Sparer-Enteignung rückt näher

Wer sich ein Bild von der Finanzkrise in Europa machen will, sollte sich zwei Zahlen ansehen: Im Jahr 2000 lag die gesamte Staatsverschuldung in der EU bei 5,7 Billionen Euro. Inzwischen beträgt sie trotz aller Sparpakete und Schuldenbegrenzungsverträge wie Maastricht 11,4 Billionen Euro (Ende 2013). Der Berg wächst mit rasantem Tempo weiter an, die Schuldzinsen sind trotz der Zinsmanipulationen des Präsidenten der Europäischen Zentralbank (EZB), Mario Draghi, nicht zu bezahlen.

Hans-Werner Sinn (Ifo-Institut) schreibt im neuen Hauptstadtbrief: „Es ist Vogel-Strauß-Politik, sich noch länger vorzumachen, die Schulden würden zurückgezahlt. Je länger man mit dem Abschied von dieser Illusion wartet, desto mehr Schuldenprogramme müssen aufgelegt werden, desto länger zieht sich das Siechtum hin, und desto teurer wird die ganze Sache für die Steuerzahler.“ Sinn verlangt einen Schuldenschnitt und weitere Maßnahmen.

Der Schuldenschnitt ist längst in Planung. Griechenland war die Blaupause. Dort mussten die Gläubiger (Sparer und Anleger) im März 2012 auf 53,5 Prozent ihrer Forderungen verzichten, die restlichen Forderungen wurden auf verschiedene Papiere mit Laufzeiten bis zu 30 Jahren verteilt. Genau so gut kann man die Griechen-Anleihen ins Klo spülen. Unsere südeuropäischen Verwandten werden auch in 30 Jahren nicht in der Lage sein, ihre Schulden zurückzubezahlen. Und nicht nur die. In Österreich läuft gerade ein gigantisches Schurkenstück im Zusammenhang mit der Pleite-Bank Hypo Alpe Adria. Am 8. Juli 2014 beschloss das österreichische Parlament einen Schuldenschnitt über 1,7 Milliarden Euro für die Pleite-Bank. Dadurch gehen die Besitzer nachrangiger Anleihen der Hypo Alpe Adria im Umfang von 890 Millionen Euro leer aus, darunter auch Sparer der deutschen Fondsgesellschaft DWS (Deutsche Bank), die mit mindestens 200 Millionen Euro dabei sind. Österreich dokumentiert damit, was Staatsgarantien wert sind in der EU: nichts. Denn die auf Null gestellten Anleihen waren vom Bundesland Kärnten garantiert worden. Außerdem muss die BayernLB als früherer Eigentümer einen Beitrag von 800 Millionen Euro leisten, für die der bayerische Steuerzahler aufzukommen hat.

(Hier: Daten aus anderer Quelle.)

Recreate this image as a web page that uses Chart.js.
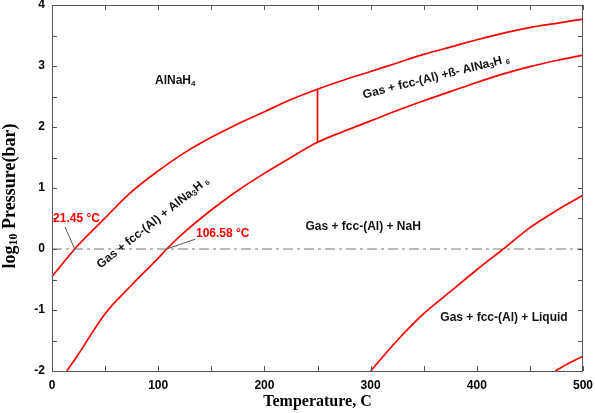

Auch der Internationale Währungsfonds (IWF) hat längst die Devise ausgegeben, dass überschuldeten Staaten die Schulden per Federstrich auf Null gestellt werden sollen. Ist die Schuldentragfähigkeit unklar, kommt die Laufzeitverlängerung der Anleihen, die einer Enteignung gleichkommt. Selbst Bundesbank-Präsident Jens Weidmann ist intern längst für die Laufzeitverlängerung, auch wenn er offiziell noch das Festhalten am Stabilitätspakt predigt. Nachrichten aus der EU, der italienische Ministerpräsident Metteo Renzi stoße mit seinen Forderungen nach einer Aufweichung des Stabilitäts- und Wachstumspakts auf Widerstand, werden sich als falsch herausstellen.

Geschlossen wurde längst ein anderer Pakt: Die deutsche Kanzlerin Angela Merkel stand unter Druck, nachdem ihr europäischer Spitzenkandidat Jean-Claude Juncker („Wenn es ernst wird, muss man lügen“) nicht durchsetzungsfähig schien. Jetzt wird Juncker Chef der EU-Kommission, und Merkel stimmt im Gegenzug einer Aufweichung des Stablitätspakts zu. Regierungsamtlich wird das schon verklausuliert zugegeben. So sagte Regierungssprecher Steffen Seibert: „Der Stabilitäts- und Wachstumspakt sieht Möglichkeiten der flexiblen Anwendung für einzelne Fälle vor.“

Gläubiger europäischer Staatsanleihen sind Menschen, die glauben, dass sie ihr Geld von den Schuldnern zurückbekommen. Verlassen sollten sie sich darauf besser nicht.